The past few weeks have been good ones for my little English-teaching business. I now have four very regular students. One of them, however, is in Brazil until December, so I've had an easy schedule with six lessons per week. Two of the students I'm currently working with are beginners, and the third is at the low intermediate level. It's been particularly exciting to watch this third student blossom. The first time I met her was at the tea that we had here at our apartment. She was very quiet and spoke only in Ukrainian to her friend. I was nervous about teaching her because she seemed distant and unfriendly. But after only six weeks of lessons, she has gained a tremendous amount of confidence! Now she regales me regularly with tales of her weekend and with what she's cooked during the past week, and she cracks me up with a great sense of humor. She ran into Glenda at the bus stop last week, and Glenda reported that they had a conversation in English. It's amazing how much good a chance to practice conversation skills with a sympathetic listener will do.
I am very much enjoying teaching my two beginning students. They are both Brazilian, and they are both doing great. I've decided that I really like teaching beginners because it is so easy to see them make progress. It's easy to find vocabulary that they will hear often, so they have lots of chances to practice. The grammar they're learning is simple and easy to teach. I do miss the chance for more advanced readings and discussions, but I suppose that will come in time.
I am particularly amused by the system one of my Brazilian students and I have cobbled together to communicate.
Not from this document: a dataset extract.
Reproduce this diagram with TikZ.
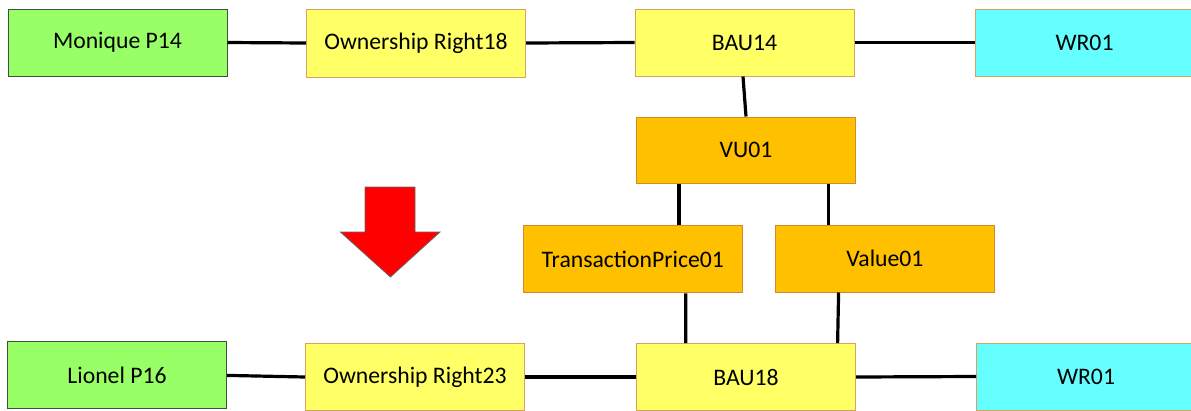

It works like this: she rattles off a long string of Portuguese, accompanied by diagrams or hand gestures, and I, miraculously, understand her and respond in English. She usually understands, and so we grind on through basic grammar points, using our multilingual skills. Every once and a while, we stop and laugh at how our languages have become mutually intelligible through not much more than our sheer determination to be understood.
My Ukrainian student pointed out to me this week how difficult she finds it to read in English. I gave her a short passage about fashions as an introduction to the past tense and some vocabulary about clothes. She said she hates reading in English, but that she could read when she studied German. I always talk to my students about how difficult spelling is in English because the letters of the alphabet do not correspond one-to-one with sounds. For example, g can be pronounced "hard," as in gentle, or "soft," as in girl. So it's hard to know how to write a word that you know how to use in conversation. I try to sympathize with my students on this point. But I haven't been as sympathetic about reading until Elena pointed out how frustrating it is for her. Then I remembered how hard it was for me to read Polish, even though it does have a one-to-one correspondence between the alphabet and the sounds the letters represent. Sometimes I'd have to actually say words outloud before I'd realize that I knew them or that they were similar to their English counterparts. So, my other students can thank Elena for making me more sympathetic to the unique trials of learning to read English. On the other hand, only practice can ease these trials. So maybe they shouldn't thank her yet.